A number of improvements to help regenerate one of the Wrexham’s historic indoor markets have been given the go ahead.
The plans, which relate to the Butchers Market, aim to enhance the fabric of the building and could potentially lead to further regeneration of the building and the General Market.
In December 2017 Wrexham.com reported that such plans to get the ball rolling on the market’s regeneration had been put forward by Wrexham Council, with an application submitted for ‘external and internal alternations, including repairs to the historic fabric’.
Now a report due before Wrexham Council’s planning committee in next week states that the application has been approved via a delegated decision by the head of environment and planning.
Plans to regenerate the town’s two Victorian indoor markets have been on the cards for several years, with suggestions on how to do so initially mooted nearly five years ago.
In 2017 a 400k wish list was created for improvements for the Butchers Market and the General Market as and when funding was available – with potential works including repairing the glass roof in General Market, installation of WiFi in the two markets and refurbishing / replacing the stalls and canopies in the Butchers Market
It is estimated that over the next five years, to comprehensively refurbish the property to an overall standard that would be considered excellent, in the region of £128,000 for the General Market and £290,000 for the Butchers Market would need to be spent.
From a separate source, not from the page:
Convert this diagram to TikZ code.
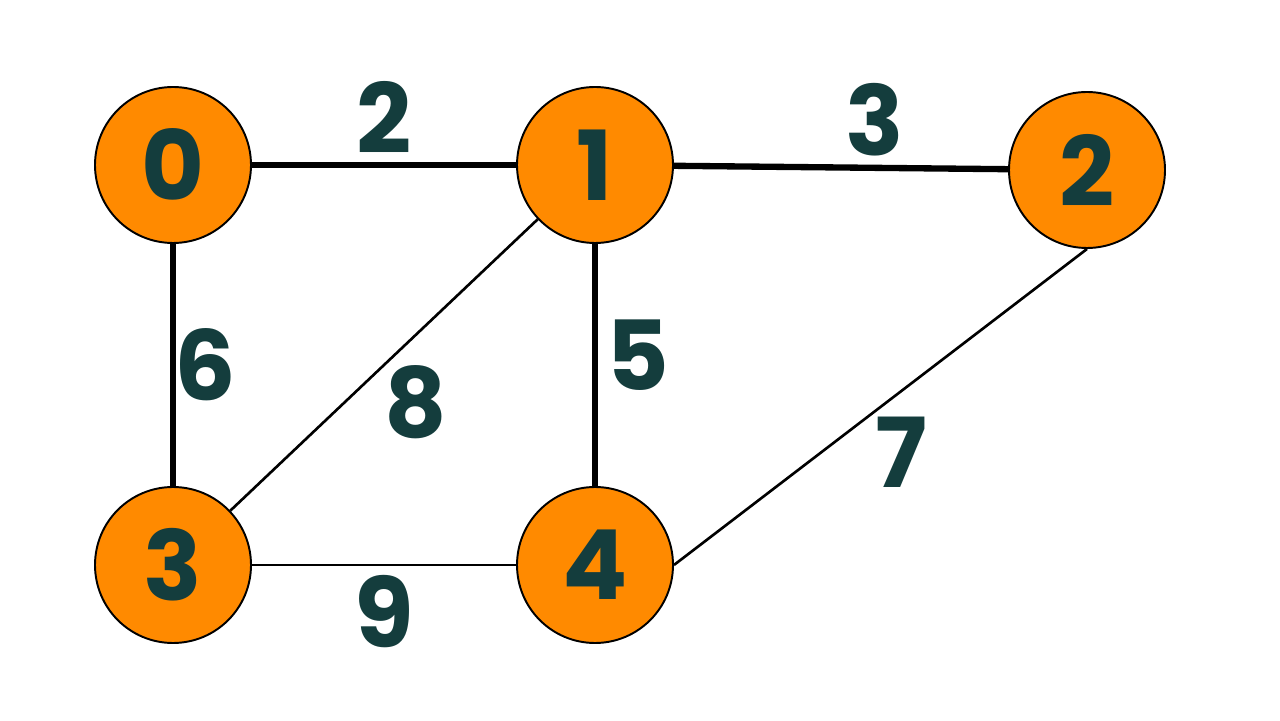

Details about why the application has been submitted are provided within the supporting documents, which explains that Wrexham Council are “working to reinvigorate and regenerate Wrexham town centre” and that the proposed works to the Butchers Market come off the back of various studies undertaken.
Such studies include the Wrexham Town Centre Masterplan (2016), the Wrexham Public Realm Strategy (2015) and the Markets and Henblas Commercial Study (2017), which Wrexham Council say “recognise the role that the historic market buildings can play in creating distinctive destinations within the town centre”.
The supporting documents continue onto say: “Through enhancing their appearance, character and commercial offer these buildings can encourage and support business and tourism activities.
“The works to the Butchers Market are not in isolation and these proposals form part of a larger delivery plan for comprehensive town centre regeneration.”
It is believed the scheme could see the following improvements made to the building:
– Improvement to the appearance and character of the listed building through the “replacement of a modern, inappropriate shop front with a more architecturally appropriate frontage to number 10 High Street”
– Enhancement to the original symmetrical appearance through installation of new shop front to match proportions and detail of existing shop front.
– Redecoration, decluttering and renewal of shop fronts creates an attractive facade that announces the building within the streetscape.
– Redecoration in a consistent colour scheme across all entrances and market buildings reinforces the markets as a “brand for the council and creates a sense of arrival”
One of the key changes which feature in the now approved planning document, is the creation of a level access into the main market hall from High Street.
At present the only level access to the market is via the Central Arcade, which is not owned by Wrexham Council.
Previously there has been criticism in the past about the lack of disabled access to the market, with both the Henblas Street and High Street entrances having steps. In August 2017 such issues were raised in the Town Centre Forum, with calls to make improving the access a priority for Wrexham Council.
However Wrexham Council say creating a level access from the High Street would help “make the market more accessible to everyone and allows visitors to use the principal entrance rather than secondary entrance through Central Arcade.”
The supporting documents put forward by Wrexham Council last year, conclude: “The works have been developed as part of a programme of possible investment into the markets and the design and details of the works have been informed by this assessment and an understanding of the building’s historial development and significance.
“It is evident that the building has been subject to change previously to meet the demands of a changing indoor market.
“Whilst these previous works have eroded some of the original architectural character there remains significant evidence of the design intentions of the the original building to help inform and guide future works to ensure the heritage significance of the building is conserved and where possible enhanced.”